Reputation: 703
I have some data where each data point is associated with a character vector of varying length. For example, it might be generated by the following function:
library(tidyverse)
set.seed(27)
generate_keyset <- function(...) {
sample(LETTERS[1:5], size = rpois(n = 1, lambda = 10), replace = TRUE)
}
generate_keyset()
#> [1] "A" "C" "A" "A" "A" "A" "A" "E" "C" "C" "A" "D" "A" "D" "C" "A"

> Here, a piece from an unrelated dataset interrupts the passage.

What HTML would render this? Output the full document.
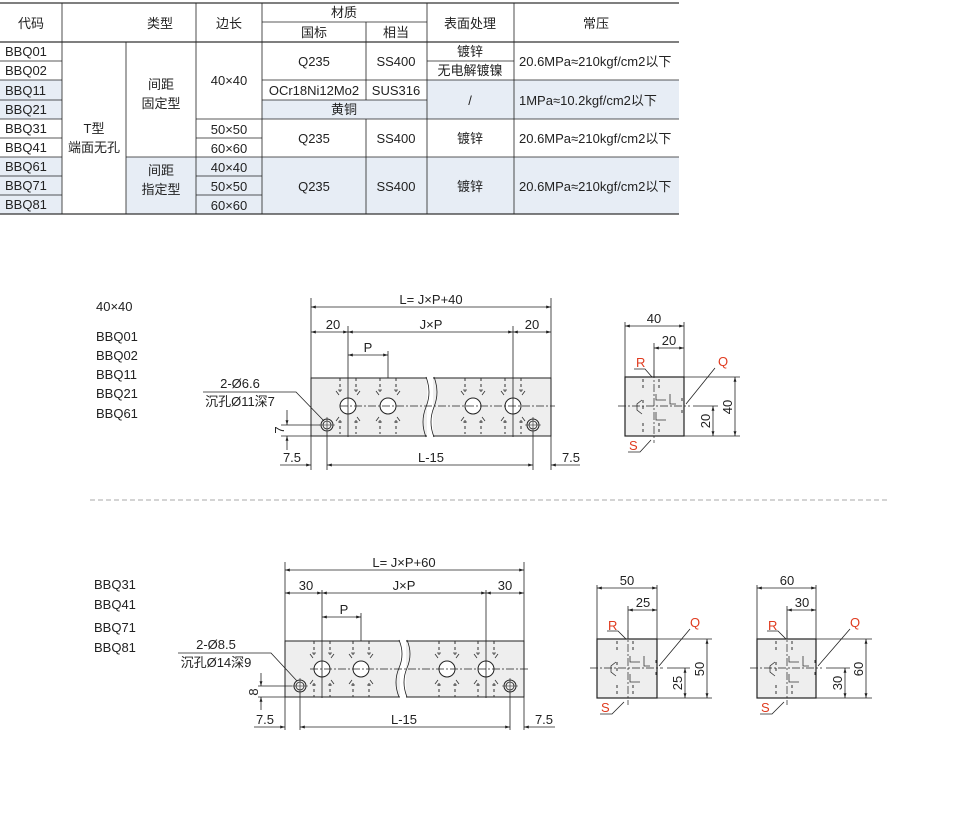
<!DOCTYPE html>
<html><head><meta charset="utf-8"><style>
html,body{margin:0;padding:0;background:#fff;}
svg{display:block;font-family:"Liberation Sans","Noto Sans CJK SC",sans-serif;}
.t{font-size:13px;fill:#222;}
.r{font-size:13px;fill:#e03a1e;}
.l{stroke:#222;stroke-width:0.8;fill:none;}
.c{stroke:#222;stroke-width:0.7;fill:none;stroke-dasharray:8 2 2 2;}
.d{stroke:#333;stroke-width:1;fill:none;stroke-dasharray:3 3;}
</style></head><body>
<svg width="972" height="817" viewBox="0 0 972 817" xmlns="http://www.w3.org/2000/svg">
<defs>
<marker id="a" viewBox="0 0 10 10" refX="10" refY="5" markerWidth="8" markerHeight="6" orient="auto-start-reverse"><path d="M0,2 L10,5 L0,8 z" fill="#222"/></marker>
<g id="h">
 <circle r="8" fill="#fff" stroke="#222" stroke-width="1"/>
 <path class="d" d="M-8,-28 V-14 M8,-28 V-14 M-8,14 V28 M8,14 V28"/>
 <path d="M-9,-11 l-3,-4 M9,-11 l3,-4 M-9,11 l-3,4 M9,11 l3,4 M-10,-16 h4 M6,-16 h4 M-10,16 h4 M6,16 h4" stroke="#333" stroke-width="0.8"/>
</g>
<g id="s"><circle r="6" fill="none" stroke="#222" stroke-width="1"/><circle r="4" fill="none" stroke="#222" stroke-width="0.8"/><path d="M-8,0 H8 M0,-8 V8" stroke="#222" stroke-width="0.6"/></g>
<g id="f">
 <path class="d" d="M-11,-27 V-17 M-11,-6 V6 M-11,17 V27 M5,-27 V-17 M5,17 V27 M28,-8 V-2 M28,4 V10"/>
 <path d="M-12,-6 l-5,4 v6 l5,4 M2,-12 v6 h10 M2,6 v8 h10 M16,-12 v10 h6" stroke="#333" stroke-width="0.8" fill="none"/>
</g>
</defs>

<!-- TABLE -->
<g>
<rect x="0" y="80" width="62" height="39" fill="#e7edf5"/>
<rect x="262" y="80" width="417" height="39" fill="#e7edf5"/>
<rect x="262" y="80" width="165" height="20" fill="#fff"/>
<rect x="0" y="157" width="62" height="57" fill="#e7edf5"/>
<rect x="126" y="157" width="553" height="57" fill="#e7edf5"/>
<path d="M0,3 H679 M0,42 H679 M0,214 H679" stroke="#333" stroke-width="1.2"/>
<path class="l" d="M62,3 V214 M126,42 V214 M196,3 V214 M262,3 V214 M366,22 V100 M366,119 V214 M427,3 V214 M514,3 V214 M262,22 H427
M0,61 H62 M0,80 H62 M262,80 H679 M0,100 H62 M0,119 H62 M196,119 H679 M0,138 H62 M0,157 H62 M0,176 H62 M0,195 H62
M126,157 H679 M196,138 H262 M196,176 H262 M196,195 H262 M427,61 H514 M262,100 H427" stroke="#555"/>
<g class="t" text-anchor="middle">
<text x="31" y="28">代码</text><text x="160" y="28">类型</text><text x="229" y="28">边长</text>
<text x="344" y="17">材质</text><text x="314" y="37">国标</text><text x="396" y="37">相当</text>
<text x="470" y="28">表面处理</text><text x="596" y="28">常压</text>
</g>
<g class="t">
<text x="5" y="56">BBQ01</text><text x="5" y="75">BBQ02</text><text x="5" y="95">BBQ11</text><text x="5" y="114">BBQ21</text>
<text x="5" y="133">BBQ31</text><text x="5" y="152">BBQ41</text><text x="5" y="171">BBQ61</text><text x="5" y="190">BBQ71</text><text x="5" y="209">BBQ81</text>
</g>
<g class="t" text-anchor="middle">
<text x="94" y="133">T型</text><text x="94" y="152">端面无孔</text>
<text x="161" y="89">间距</text><text x="161" y="108">固定型</text>
<text x="161" y="175">间距</text><text x="161" y="194">指定型</text>
<text x="229" y="85">40×40</text><text x="229" y="134">50×50</text><text x="229" y="153">60×60</text>
<text x="229" y="172">40×40</text><text x="229" y="191">50×50</text><text x="229" y="210">60×60</text>
<text x="314" y="66">Q235</text><text x="396" y="66">SS400</text>
<text x="470" y="56">镀锌</text><text x="470" y="75">无电解镀镍</text>
<text x="314" y="95">OCr18Ni12Mo2</text><text x="396" y="95">SUS316</text><text x="344" y="114">黄铜</text>
<text x="470" y="105">/</text>
<text x="314" y="143">Q235</text><text x="396" y="143">SS400</text><text x="470" y="143">镀锌</text>
<text x="314" y="191">Q235</text><text x="396" y="191">SS400</text><text x="470" y="191">镀锌</text>
</g>
<g class="t">
<text x="519" y="66">20.6MPa≈210kgf/cm2以下</text>
<text x="519" y="105">1MPa≈10.2kgf/cm2以下</text>
<text x="519" y="143">20.6MPa≈210kgf/cm2以下</text>
<text x="519" y="191">20.6MPa≈210kgf/cm2以下</text>
</g>
</g>

<!-- left labels -->
<g class="t">
<text x="96" y="311">40×40</text>
<text x="96" y="341">BBQ01</text><text x="96" y="360">BBQ02</text><text x="96" y="379">BBQ11</text><text x="96" y="398">BBQ21</text><text x="96" y="418">BBQ61</text>
<text x="94" y="589">BBQ31</text><text x="94" y="609">BBQ41</text><text x="94" y="632">BBQ71</text><text x="94" y="652">BBQ81</text>
</g>

<!-- TOP FRONT VIEW -->
<rect x="311" y="378" width="240" height="58" fill="#eee" stroke="#222" stroke-width="1"/>
<rect x="427" y="377" width="6" height="60" fill="#fff"/>
<path d="M426,377 q6,15 0,30 q-6,15 0,30 M434,377 q6,15 0,30 q-6,15 0,30" stroke="#222" fill="none" stroke-width="0.8"/>
<use href="#h" x="348" y="406"/><use href="#h" x="388" y="406"/><use href="#h" x="473" y="406"/><use href="#h" x="513" y="406"/>
<use href="#s" x="327" y="425"/><use href="#s" x="533" y="425"/>
<path class="c" d="M340,406 H555"/>
<path class="l" d="M311,378 V298 M551,378 V298 M348,437 V326 M388,378 V351 M513,437 V326 M327,432 V470 M533,432 V470 M311,436 V470 M551,436 V470"/>
<path class="l" d="M311,307 H551" marker-start="url(#a)" marker-end="url(#a)"/>
<path class="l" d="M311,332 H348" marker-start="url(#a)" marker-end="url(#a)"/>
<path class="l" d="M348,332 H513" marker-start="url(#a)" marker-end="url(#a)"/>
<path class="l" d="M513,332 H551" marker-start="url(#a)" marker-end="url(#a)"/>
<path class="l" d="M348,355 H388" marker-start="url(#a)" marker-end="url(#a)"/>
<path class="l" d="M327,465 H533" marker-start="url(#a)" marker-end="url(#a)"/>
<path class="l" d="M280,465 H311" marker-end="url(#a)"/><path class="l" d="M580,465 H551" marker-end="url(#a)"/>
<path class="l" d="M281,425 H320 M281,436 H311"/>
<path class="l" d="M287,410 V425" marker-end="url(#a)"/><path class="l" d="M287,450 V436" marker-end="url(#a)"/>
<path class="l" d="M203,392 H296 L324,421"/>
<g class="t" text-anchor="middle">
<text x="431" y="304">L= J×P+40</text><text x="333" y="329">20</text><text x="431" y="329">J×P</text><text x="532" y="329">20</text>
<text x="368" y="352">P</text><text x="292" y="462">7.5</text><text x="431" y="462">L-15</text><text x="571" y="462">7.5</text>
<text x="240" y="388">2-Ø6.6</text><text x="240" y="406">沉孔Ø11深7</text>
<text x="284" y="430" transform="rotate(-90 284 430)">7</text>
</g>

<!-- TOP SIDE VIEW -->
<rect x="625" y="377" width="59" height="59" fill="#eee" stroke="#222" stroke-width="1.2"/>
<use href="#f" x="654" y="406"/>
<path class="c" d="M618,406 H690 M654,370 V443"/>
<path class="l" d="M625,377 V322 M684,377 V322 M654,377 V343 M684,377 H740 M684,436 H740 M693,406 H718"/>
<path class="l" d="M625,326 H684" marker-start="url(#a)" marker-end="url(#a)"/>
<path class="l" d="M654,348 H684" marker-start="url(#a)" marker-end="url(#a)"/>
<path class="l" d="M735,377 V436" marker-start="url(#a)" marker-end="url(#a)"/>
<path class="l" d="M713,406 V436" marker-start="url(#a)" marker-end="url(#a)"/>
<path class="l" d="M634,369 H645 L652,377 M715,368 L686,404 M628,452 H640 L651,440"/>
<g class="t" text-anchor="middle">
<text x="654" y="323">40</text><text x="669" y="345">20</text>
<text x="732" y="407" transform="rotate(-90 732 407)">40</text>
<text x="710" y="421" transform="rotate(-90 710 421)">20</text>
</g>
<text class="r" x="636" y="367">R</text><text class="r" x="718" y="366">Q</text><text class="r" x="629" y="450">S</text>

<!-- separator -->
<path d="M90,500 H887" stroke="#aaa" stroke-width="1" stroke-dasharray="5 3"/>

<!-- BOTTOM FRONT VIEW -->
<rect x="285" y="641" width="239" height="56" fill="#eee" stroke="#222" stroke-width="1"/>
<rect x="400" y="640" width="6" height="58" fill="#fff"/>
<path d="M399,640 q6,14 0,28 q-6,14 0,29 M407,640 q6,14 0,28 q-6,14 0,29" stroke="#222" fill="none" stroke-width="0.8"/>
<use href="#h" x="322" y="669"/><use href="#h" x="361" y="669"/><use href="#h" x="447" y="669"/><use href="#h" x="486" y="669"/>
<use href="#s" x="300" y="686"/><use href="#s" x="510" y="686"/>
<path class="c" d="M310,669 H530"/>
<path class="l" d="M285,641 V562 M524,641 V562 M322,698 V590 M361,641 V613 M486,698 V590 M300,693 V730 M510,693 V730 M285,697 V730 M524,697 V730"/>
<path class="l" d="M285,570 H524" marker-start="url(#a)" marker-end="url(#a)"/>
<path class="l" d="M285,593 H322" marker-start="url(#a)" marker-end="url(#a)"/>
<path class="l" d="M322,593 H486" marker-start="url(#a)" marker-end="url(#a)"/>
<path class="l" d="M486,593 H524" marker-start="url(#a)" marker-end="url(#a)"/>
<path class="l" d="M322,617 H361" marker-start="url(#a)" marker-end="url(#a)"/>
<path class="l" d="M300,727 H510" marker-start="url(#a)" marker-end="url(#a)"/>
<path class="l" d="M254,727 H285" marker-end="url(#a)"/><path class="l" d="M555,727 H524" marker-end="url(#a)"/>
<path class="l" d="M258,686 H292 M258,697 H285"/>
<path class="l" d="M261,673 V686" marker-end="url(#a)"/><path class="l" d="M261,710 V697" marker-end="url(#a)"/>
<path class="l" d="M178,653 H271 L297,681"/>
<g class="t" text-anchor="middle">
<text x="404" y="567">L= J×P+60</text><text x="306" y="590">30</text><text x="404" y="590">J×P</text><text x="505" y="590">30</text>
<text x="344" y="614">P</text><text x="265" y="724">7.5</text><text x="404" y="724">L-15</text><text x="544" y="724">7.5</text>
<text x="216" y="649">2-Ø8.5</text><text x="216" y="667">沉孔Ø14深9</text>
<text x="258" y="692" transform="rotate(-90 258 692)">8</text>
</g>

<!-- BOTTOM SIDE VIEW 50 -->
<rect x="597" y="639" width="60" height="59" fill="#eee" stroke="#222" stroke-width="1.2"/>
<use href="#f" x="628" y="668"/>
<path class="c" d="M590,668 H663 M628,630 V705"/>
<path class="l" d="M597,639 V585 M657,639 V585 M628,639 V606 M657,639 H712 M657,698 H712 M667,668 H690"/>
<path class="l" d="M597,588 H657" marker-start="url(#a)" marker-end="url(#a)"/>
<path class="l" d="M628,610 H657" marker-start="url(#a)" marker-end="url(#a)"/>
<path class="l" d="M707,639 V698" marker-start="url(#a)" marker-end="url(#a)"/>
<path class="l" d="M685,668 V698" marker-start="url(#a)" marker-end="url(#a)"/>
<path class="l" d="M607,631 H618 L626,639 M690,629 L659,666 M600,714 H612 L624,702"/>
<g class="t" text-anchor="middle">
<text x="627" y="585">50</text><text x="643" y="607">25</text>
<text x="704" y="669" transform="rotate(-90 704 669)">50</text>
<text x="682" y="683" transform="rotate(-90 682 683)">25</text>
</g>
<text class="r" x="608" y="630">R</text><text class="r" x="690" y="627">Q</text><text class="r" x="601" y="712">S</text>

<!-- BOTTOM SIDE VIEW 60 -->
<rect x="757" y="639" width="59" height="59" fill="#eee" stroke="#222" stroke-width="1.2"/>
<use href="#f" x="787" y="668"/>
<path class="c" d="M750,668 H822 M787,630 V705"/>
<path class="l" d="M757,639 V585 M816,639 V585 M787,639 V606 M816,639 H872 M816,698 H872 M826,668 H850"/>
<path class="l" d="M757,588 H816" marker-start="url(#a)" marker-end="url(#a)"/>
<path class="l" d="M787,610 H816" marker-start="url(#a)" marker-end="url(#a)"/>
<path class="l" d="M866,639 V698" marker-start="url(#a)" marker-end="url(#a)"/>
<path class="l" d="M845,668 V698" marker-start="url(#a)" marker-end="url(#a)"/>
<path class="l" d="M767,631 H778 L786,639 M850,629 L818,666 M760,714 H772 L784,702"/>
<g class="t" text-anchor="middle">
<text x="787" y="585">60</text><text x="802" y="607">30</text>
<text x="863" y="669" transform="rotate(-90 863 669)">60</text>
<text x="842" y="683" transform="rotate(-90 842 683)">30</text>
</g>
<text class="r" x="768" y="630">R</text><text class="r" x="850" y="627">Q</text><text class="r" x="761" y="712">S</text>
</svg>
</body></html>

I would like to summarize this keyset by converting it to a single number score. The way this works is straightforward: each key in the keyset has a value, and to get the value of the entire keyset I sum over the values. The key-value map is a tibble with several hundred entries, but you can imagine it looks like:
key_value_map <- tribble(
~key, ~value,
"A", 1,
"B", -2,
"C", 8,
"D", -4,
"E", 0
)
Currently I am scoring keysets with the following function:
score_keyset <- function(keyset) {
merged_keysets_to_map <- data.frame(
key = keyset,
stringsAsFactors = FALSE
) %>%
left_join(key_value_map, by = "key")
sum(merged_keysets_to_map$value)
}
score_keyset(LETTERS[1:4])
#> [1] 3
This works fine, except it is very slow, and I need to do this operation about a million times. For example, I would like the following to be much faster:
n <- 1e4 # in practice I have n = 1e6
fake_data <- tibble(
keyset = map(1:n, generate_keyset)
)
library(tictoc)
tic()
scored_data <- fake_data %>%
mutate(
value = map_dbl(keyset, score_keyset)
)
toc()
I am sure this is some much better way to do this with indexing but it is escaping me at the moment. Help speeding this up is much appreciated.
Upvotes: 2
Views: 39
Reputation: 887301
Instead of doing a join and then sum, it would be more efficient if we use a named vector to match
library(tibble)
sum(deframe(key_value_map)[generate_keyset()])
Checking the timings, the OP's tic/toc showed 45.728 sec
tic()
v1 <- deframe(key_value_map)
scored_data2 <- fake_data %>%
mutate(
value = map_dbl(keyset, ~ sum(v1[.x]))
)
toc()
#0.952 sec elapsed
identical(scored_data, scored_data2)
#[1] TRUE
Upvotes: 3